*Your task:* Which lines below fall between the one containing "Reproduce this chart with matplotlib." and the one containing "color='#A6A6A6', pad=12, labelsize=15.5)"? Repeat them exactly, counting both of those lines, and add nothing else.

*Data entries:*
------------------------------

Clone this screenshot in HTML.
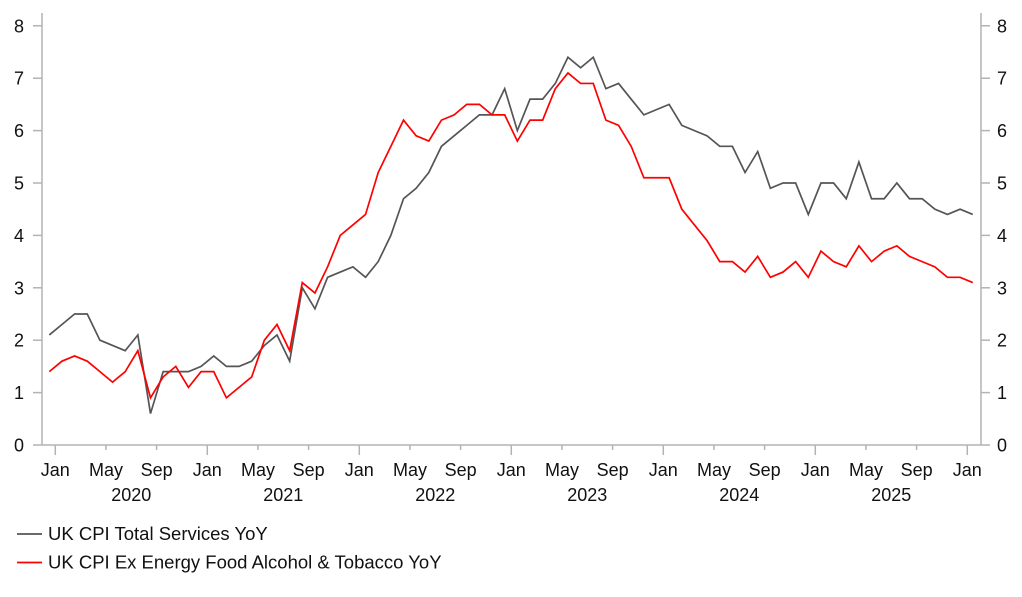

------------------------------

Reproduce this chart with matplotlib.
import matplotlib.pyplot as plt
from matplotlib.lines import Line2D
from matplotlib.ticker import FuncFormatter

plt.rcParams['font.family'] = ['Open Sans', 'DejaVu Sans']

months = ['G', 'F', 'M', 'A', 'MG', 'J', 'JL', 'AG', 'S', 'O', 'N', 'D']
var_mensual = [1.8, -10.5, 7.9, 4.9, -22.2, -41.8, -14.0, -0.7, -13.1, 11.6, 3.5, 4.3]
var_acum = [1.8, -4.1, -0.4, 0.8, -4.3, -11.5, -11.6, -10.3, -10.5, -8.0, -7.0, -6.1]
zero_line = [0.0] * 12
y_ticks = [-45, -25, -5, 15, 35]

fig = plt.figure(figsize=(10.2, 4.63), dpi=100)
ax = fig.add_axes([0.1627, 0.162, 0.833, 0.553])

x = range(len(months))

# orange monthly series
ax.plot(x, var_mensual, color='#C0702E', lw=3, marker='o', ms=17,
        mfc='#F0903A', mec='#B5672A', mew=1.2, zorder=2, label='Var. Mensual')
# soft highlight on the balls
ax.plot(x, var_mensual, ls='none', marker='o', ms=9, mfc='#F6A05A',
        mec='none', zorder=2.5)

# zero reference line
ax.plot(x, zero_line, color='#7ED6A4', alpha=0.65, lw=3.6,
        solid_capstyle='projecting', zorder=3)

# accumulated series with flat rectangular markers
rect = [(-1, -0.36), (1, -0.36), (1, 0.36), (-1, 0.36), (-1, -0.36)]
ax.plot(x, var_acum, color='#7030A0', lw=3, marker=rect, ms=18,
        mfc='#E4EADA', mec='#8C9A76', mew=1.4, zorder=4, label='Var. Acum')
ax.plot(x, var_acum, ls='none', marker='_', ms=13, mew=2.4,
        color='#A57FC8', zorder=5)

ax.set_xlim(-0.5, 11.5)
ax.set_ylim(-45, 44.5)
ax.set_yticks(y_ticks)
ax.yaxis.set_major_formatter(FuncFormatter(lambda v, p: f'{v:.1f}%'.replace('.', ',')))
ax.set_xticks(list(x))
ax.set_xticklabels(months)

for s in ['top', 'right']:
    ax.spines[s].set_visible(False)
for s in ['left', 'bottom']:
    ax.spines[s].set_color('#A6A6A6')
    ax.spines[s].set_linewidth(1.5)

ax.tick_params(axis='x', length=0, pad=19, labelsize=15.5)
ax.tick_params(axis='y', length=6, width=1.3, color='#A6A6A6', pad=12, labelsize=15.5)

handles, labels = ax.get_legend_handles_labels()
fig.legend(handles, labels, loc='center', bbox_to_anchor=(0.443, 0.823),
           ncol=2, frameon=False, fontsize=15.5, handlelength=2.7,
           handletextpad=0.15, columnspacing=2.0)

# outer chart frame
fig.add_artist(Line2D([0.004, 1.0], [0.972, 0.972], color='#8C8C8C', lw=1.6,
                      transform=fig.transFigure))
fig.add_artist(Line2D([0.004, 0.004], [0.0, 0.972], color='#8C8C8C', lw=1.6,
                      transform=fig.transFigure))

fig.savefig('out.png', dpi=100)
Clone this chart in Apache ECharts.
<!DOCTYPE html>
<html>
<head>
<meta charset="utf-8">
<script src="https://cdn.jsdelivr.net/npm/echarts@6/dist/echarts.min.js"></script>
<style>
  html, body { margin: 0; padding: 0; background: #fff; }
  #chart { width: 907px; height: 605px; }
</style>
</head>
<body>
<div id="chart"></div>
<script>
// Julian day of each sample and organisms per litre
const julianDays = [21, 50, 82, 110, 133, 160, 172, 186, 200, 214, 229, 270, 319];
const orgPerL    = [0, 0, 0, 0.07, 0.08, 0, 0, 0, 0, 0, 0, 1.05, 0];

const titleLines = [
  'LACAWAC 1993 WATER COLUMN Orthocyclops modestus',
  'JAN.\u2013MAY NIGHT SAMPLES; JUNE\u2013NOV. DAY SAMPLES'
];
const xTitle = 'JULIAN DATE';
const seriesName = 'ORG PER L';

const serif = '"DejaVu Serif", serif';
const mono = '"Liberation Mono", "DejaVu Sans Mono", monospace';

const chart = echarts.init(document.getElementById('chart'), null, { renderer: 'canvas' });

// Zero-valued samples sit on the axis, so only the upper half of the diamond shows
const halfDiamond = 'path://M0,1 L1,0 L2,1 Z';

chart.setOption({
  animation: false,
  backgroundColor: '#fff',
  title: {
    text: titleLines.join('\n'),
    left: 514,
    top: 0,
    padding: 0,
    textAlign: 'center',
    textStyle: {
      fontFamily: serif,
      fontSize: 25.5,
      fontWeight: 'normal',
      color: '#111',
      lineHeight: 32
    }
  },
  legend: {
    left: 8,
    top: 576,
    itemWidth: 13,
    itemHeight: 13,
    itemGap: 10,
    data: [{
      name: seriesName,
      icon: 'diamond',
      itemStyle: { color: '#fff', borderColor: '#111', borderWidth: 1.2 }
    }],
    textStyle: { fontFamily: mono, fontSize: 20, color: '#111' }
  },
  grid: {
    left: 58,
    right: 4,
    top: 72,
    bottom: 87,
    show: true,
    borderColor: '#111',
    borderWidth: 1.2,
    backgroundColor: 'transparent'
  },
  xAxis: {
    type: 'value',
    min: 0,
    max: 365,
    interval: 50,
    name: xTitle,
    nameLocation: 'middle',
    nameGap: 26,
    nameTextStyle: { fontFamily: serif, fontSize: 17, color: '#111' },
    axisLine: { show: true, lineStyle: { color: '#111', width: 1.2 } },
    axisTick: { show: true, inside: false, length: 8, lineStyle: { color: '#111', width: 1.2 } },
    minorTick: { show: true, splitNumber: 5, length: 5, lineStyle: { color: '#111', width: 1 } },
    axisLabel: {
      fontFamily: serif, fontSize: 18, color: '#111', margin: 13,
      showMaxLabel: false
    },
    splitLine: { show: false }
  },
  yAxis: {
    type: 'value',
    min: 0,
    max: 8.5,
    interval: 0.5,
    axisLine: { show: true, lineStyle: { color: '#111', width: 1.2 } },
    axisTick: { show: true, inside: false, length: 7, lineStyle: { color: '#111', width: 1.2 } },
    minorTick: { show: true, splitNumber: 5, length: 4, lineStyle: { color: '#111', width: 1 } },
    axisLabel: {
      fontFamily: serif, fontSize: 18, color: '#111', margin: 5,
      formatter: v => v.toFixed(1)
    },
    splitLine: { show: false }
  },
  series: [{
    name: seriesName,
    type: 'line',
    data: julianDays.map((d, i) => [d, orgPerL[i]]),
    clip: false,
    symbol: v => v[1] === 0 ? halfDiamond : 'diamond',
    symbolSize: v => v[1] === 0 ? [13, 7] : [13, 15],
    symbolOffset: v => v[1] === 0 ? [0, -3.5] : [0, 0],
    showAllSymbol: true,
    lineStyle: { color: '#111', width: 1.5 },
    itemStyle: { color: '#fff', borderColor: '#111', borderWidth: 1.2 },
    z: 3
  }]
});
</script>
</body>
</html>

------------------------------

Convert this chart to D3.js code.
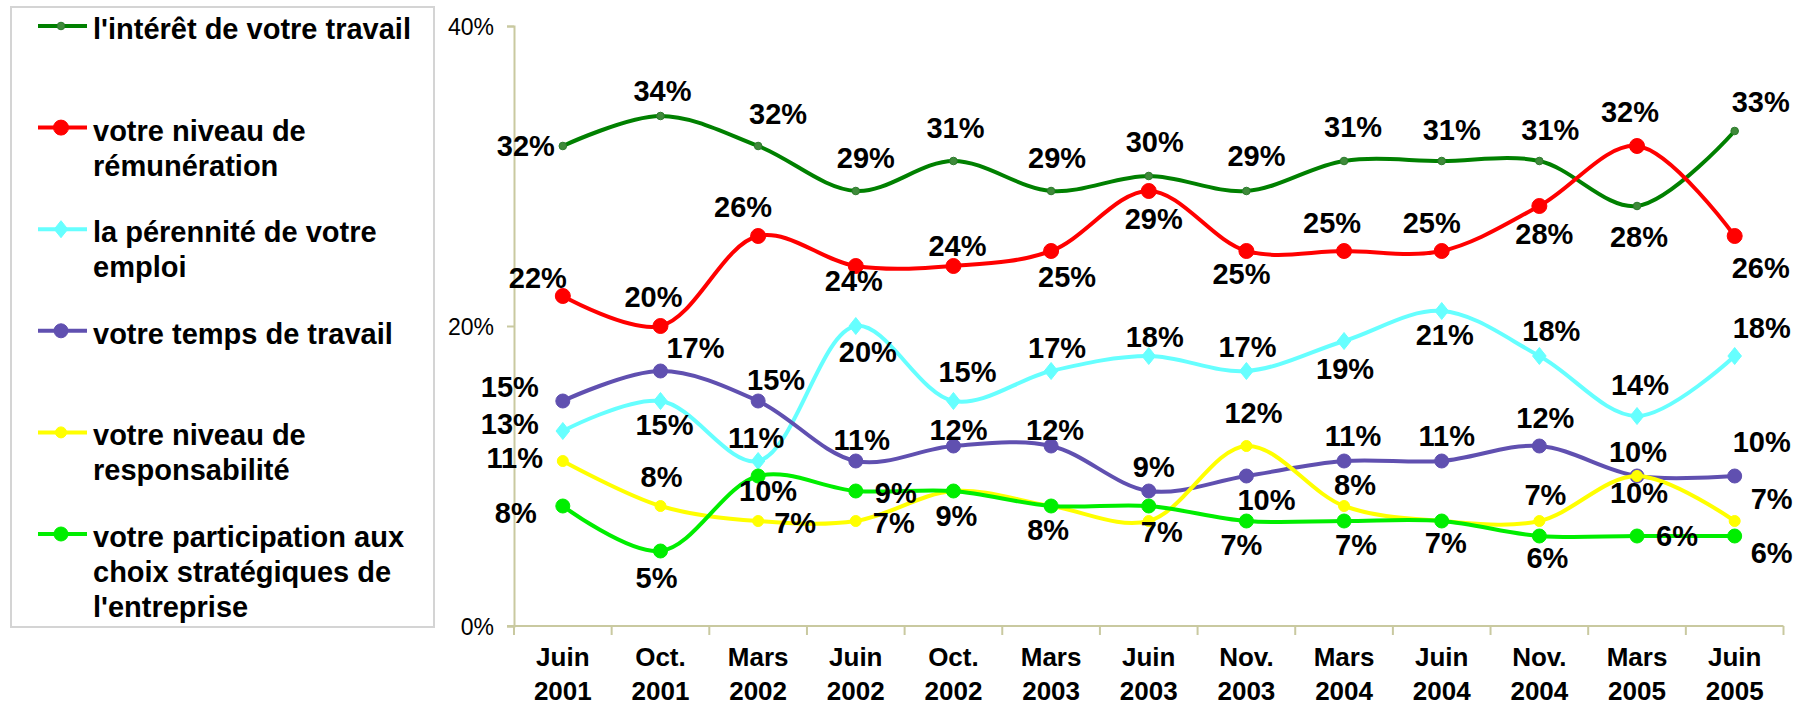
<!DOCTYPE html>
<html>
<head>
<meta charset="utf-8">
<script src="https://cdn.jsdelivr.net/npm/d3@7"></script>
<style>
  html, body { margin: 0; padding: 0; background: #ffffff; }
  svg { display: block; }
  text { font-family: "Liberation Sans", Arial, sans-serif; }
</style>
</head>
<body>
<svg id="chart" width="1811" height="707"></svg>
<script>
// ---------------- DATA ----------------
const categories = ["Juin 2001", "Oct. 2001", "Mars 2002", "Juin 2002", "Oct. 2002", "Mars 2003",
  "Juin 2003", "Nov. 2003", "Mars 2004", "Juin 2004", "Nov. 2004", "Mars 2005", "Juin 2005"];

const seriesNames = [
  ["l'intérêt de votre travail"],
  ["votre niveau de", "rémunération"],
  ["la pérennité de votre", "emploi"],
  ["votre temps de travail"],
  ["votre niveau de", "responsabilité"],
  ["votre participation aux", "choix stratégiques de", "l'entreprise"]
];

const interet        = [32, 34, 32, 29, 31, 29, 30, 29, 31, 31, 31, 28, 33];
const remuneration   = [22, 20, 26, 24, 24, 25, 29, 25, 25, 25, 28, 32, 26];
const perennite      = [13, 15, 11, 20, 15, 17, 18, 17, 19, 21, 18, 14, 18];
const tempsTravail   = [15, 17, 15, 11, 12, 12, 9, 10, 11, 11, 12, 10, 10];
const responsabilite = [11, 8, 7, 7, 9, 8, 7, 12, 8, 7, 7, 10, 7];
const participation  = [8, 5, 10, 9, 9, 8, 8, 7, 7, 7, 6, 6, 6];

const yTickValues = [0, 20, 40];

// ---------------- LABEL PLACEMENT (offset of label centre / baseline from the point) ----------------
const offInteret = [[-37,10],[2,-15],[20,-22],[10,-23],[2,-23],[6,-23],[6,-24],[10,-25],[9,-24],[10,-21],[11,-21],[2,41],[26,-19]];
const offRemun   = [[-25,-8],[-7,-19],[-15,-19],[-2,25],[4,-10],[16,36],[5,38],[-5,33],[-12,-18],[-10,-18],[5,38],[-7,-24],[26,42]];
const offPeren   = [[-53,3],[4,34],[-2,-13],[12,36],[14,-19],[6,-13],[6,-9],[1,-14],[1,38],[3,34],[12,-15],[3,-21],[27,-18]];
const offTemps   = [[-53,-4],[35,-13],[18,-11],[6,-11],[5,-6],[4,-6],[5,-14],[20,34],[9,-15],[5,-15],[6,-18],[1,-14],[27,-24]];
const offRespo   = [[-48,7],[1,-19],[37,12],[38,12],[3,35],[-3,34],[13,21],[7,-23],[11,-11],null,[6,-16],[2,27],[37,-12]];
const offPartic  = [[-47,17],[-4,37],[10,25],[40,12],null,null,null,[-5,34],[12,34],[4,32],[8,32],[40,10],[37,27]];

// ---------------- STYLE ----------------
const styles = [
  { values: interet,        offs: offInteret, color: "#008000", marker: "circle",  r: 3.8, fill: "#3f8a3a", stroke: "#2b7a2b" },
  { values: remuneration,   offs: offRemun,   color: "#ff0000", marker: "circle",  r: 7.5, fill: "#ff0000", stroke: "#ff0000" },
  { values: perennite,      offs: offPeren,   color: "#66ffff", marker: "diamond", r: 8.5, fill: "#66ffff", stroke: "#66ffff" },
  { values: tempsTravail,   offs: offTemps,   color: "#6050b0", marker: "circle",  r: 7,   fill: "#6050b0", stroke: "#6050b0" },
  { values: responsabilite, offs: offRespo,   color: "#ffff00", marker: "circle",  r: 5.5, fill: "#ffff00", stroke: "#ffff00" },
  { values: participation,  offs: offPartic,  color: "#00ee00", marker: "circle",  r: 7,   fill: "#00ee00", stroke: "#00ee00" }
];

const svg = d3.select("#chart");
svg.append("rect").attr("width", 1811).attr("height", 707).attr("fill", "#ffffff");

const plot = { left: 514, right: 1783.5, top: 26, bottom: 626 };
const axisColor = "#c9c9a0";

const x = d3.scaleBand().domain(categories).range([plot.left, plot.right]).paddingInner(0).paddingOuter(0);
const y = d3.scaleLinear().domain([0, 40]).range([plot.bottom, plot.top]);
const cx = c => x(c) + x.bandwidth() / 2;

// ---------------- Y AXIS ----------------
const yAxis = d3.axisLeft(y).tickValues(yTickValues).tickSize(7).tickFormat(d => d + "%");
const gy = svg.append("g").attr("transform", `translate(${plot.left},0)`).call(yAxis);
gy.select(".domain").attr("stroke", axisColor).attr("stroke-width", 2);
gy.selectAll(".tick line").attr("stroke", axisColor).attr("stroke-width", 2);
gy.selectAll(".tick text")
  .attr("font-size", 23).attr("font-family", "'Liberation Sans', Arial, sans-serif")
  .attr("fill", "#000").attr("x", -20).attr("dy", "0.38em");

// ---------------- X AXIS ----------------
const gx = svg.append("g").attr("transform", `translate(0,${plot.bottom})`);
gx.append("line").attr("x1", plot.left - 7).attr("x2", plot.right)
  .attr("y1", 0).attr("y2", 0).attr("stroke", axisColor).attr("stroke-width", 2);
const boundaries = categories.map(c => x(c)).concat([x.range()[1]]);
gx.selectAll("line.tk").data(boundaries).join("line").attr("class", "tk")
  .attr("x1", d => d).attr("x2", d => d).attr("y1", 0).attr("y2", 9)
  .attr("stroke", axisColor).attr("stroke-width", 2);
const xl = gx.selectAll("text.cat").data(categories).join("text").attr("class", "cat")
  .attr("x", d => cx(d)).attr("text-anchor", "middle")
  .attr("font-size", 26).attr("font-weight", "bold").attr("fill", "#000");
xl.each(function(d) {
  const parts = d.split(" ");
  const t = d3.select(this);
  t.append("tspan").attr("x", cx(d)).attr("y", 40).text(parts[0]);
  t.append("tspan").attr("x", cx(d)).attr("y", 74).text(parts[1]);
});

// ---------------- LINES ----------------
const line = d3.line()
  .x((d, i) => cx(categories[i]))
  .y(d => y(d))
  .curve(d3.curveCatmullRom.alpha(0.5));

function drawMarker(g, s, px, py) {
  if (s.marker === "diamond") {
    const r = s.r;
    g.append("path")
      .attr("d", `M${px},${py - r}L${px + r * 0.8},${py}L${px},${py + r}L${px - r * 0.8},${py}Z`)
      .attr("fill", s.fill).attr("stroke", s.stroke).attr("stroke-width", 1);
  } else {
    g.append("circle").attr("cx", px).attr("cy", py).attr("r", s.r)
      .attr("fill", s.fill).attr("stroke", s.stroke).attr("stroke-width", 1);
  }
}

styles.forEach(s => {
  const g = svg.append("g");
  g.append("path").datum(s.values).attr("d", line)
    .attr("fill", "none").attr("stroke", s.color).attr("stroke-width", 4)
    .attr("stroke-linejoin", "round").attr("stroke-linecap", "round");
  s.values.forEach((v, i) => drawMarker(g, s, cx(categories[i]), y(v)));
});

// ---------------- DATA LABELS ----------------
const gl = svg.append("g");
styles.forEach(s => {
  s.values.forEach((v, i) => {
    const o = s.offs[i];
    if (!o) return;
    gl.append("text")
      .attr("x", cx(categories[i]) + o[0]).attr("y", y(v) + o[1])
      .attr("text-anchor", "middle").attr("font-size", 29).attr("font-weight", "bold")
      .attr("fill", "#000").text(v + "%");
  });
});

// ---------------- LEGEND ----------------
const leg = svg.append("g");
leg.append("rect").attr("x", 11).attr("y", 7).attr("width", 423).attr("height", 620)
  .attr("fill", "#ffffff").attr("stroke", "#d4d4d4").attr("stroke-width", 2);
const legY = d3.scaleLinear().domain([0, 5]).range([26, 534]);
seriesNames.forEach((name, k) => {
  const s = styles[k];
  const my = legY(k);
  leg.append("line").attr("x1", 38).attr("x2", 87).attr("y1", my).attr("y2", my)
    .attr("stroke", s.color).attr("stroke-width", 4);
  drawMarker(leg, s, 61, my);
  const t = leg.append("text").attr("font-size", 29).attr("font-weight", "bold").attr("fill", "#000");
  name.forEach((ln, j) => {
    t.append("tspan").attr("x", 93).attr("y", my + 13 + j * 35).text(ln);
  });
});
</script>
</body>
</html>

------------------------------

*Final answer:*
Reproduce this chart with matplotlib.
import matplotlib.pyplot as plt
from matplotlib.lines import Line2D
from matplotlib.ticker import FuncFormatter

plt.rcParams['font.family'] = ['Open Sans', 'DejaVu Sans']

months = ['G', 'F', 'M', 'A', 'MG', 'J', 'JL', 'AG', 'S', 'O', 'N', 'D']
var_mensual = [1.8, -10.5, 7.9, 4.9, -22.2, -41.8, -14.0, -0.7, -13.1, 11.6, 3.5, 4.3]
var_acum = [1.8, -4.1, -0.4, 0.8, -4.3, -11.5, -11.6, -10.3, -10.5, -8.0, -7.0, -6.1]
zero_line = [0.0] * 12
y_ticks = [-45, -25, -5, 15, 35]

fig = plt.figure(figsize=(10.2, 4.63), dpi=100)
ax = fig.add_axes([0.1627, 0.162, 0.833, 0.553])

x = range(len(months))

# orange monthly series
ax.plot(x, var_mensual, color='#C0702E', lw=3, marker='o', ms=17,
        mfc='#F0903A', mec='#B5672A', mew=1.2, zorder=2, label='Var. Mensual')
# soft highlight on the balls
ax.plot(x, var_mensual, ls='none', marker='o', ms=9, mfc='#F6A05A',
        mec='none', zorder=2.5)

# zero reference line
ax.plot(x, zero_line, color='#7ED6A4', alpha=0.65, lw=3.6,
        solid_capstyle='projecting', zorder=3)

# accumulated series with flat rectangular markers
rect = [(-1, -0.36), (1, -0.36), (1, 0.36), (-1, 0.36), (-1, -0.36)]
ax.plot(x, var_acum, color='#7030A0', lw=3, marker=rect, ms=18,
        mfc='#E4EADA', mec='#8C9A76', mew=1.4, zorder=4, label='Var. Acum')
ax.plot(x, var_acum, ls='none', marker='_', ms=13, mew=2.4,
        color='#A57FC8', zorder=5)

ax.set_xlim(-0.5, 11.5)
ax.set_ylim(-45, 44.5)
ax.set_yticks(y_ticks)
ax.yaxis.set_major_formatter(FuncFormatter(lambda v, p: f'{v:.1f}%'.replace('.', ',')))
ax.set_xticks(list(x))
ax.set_xticklabels(months)

for s in ['top', 'right']:
    ax.spines[s].set_visible(False)
for s in ['left', 'bottom']:
    ax.spines[s].set_color('#A6A6A6')
    ax.spines[s].set_linewidth(1.5)

ax.tick_params(axis='x', length=0, pad=19, labelsize=15.5)
ax.tick_params(axis='y', length=6, width=1.3, color='#A6A6A6', pad=12, labelsize=15.5)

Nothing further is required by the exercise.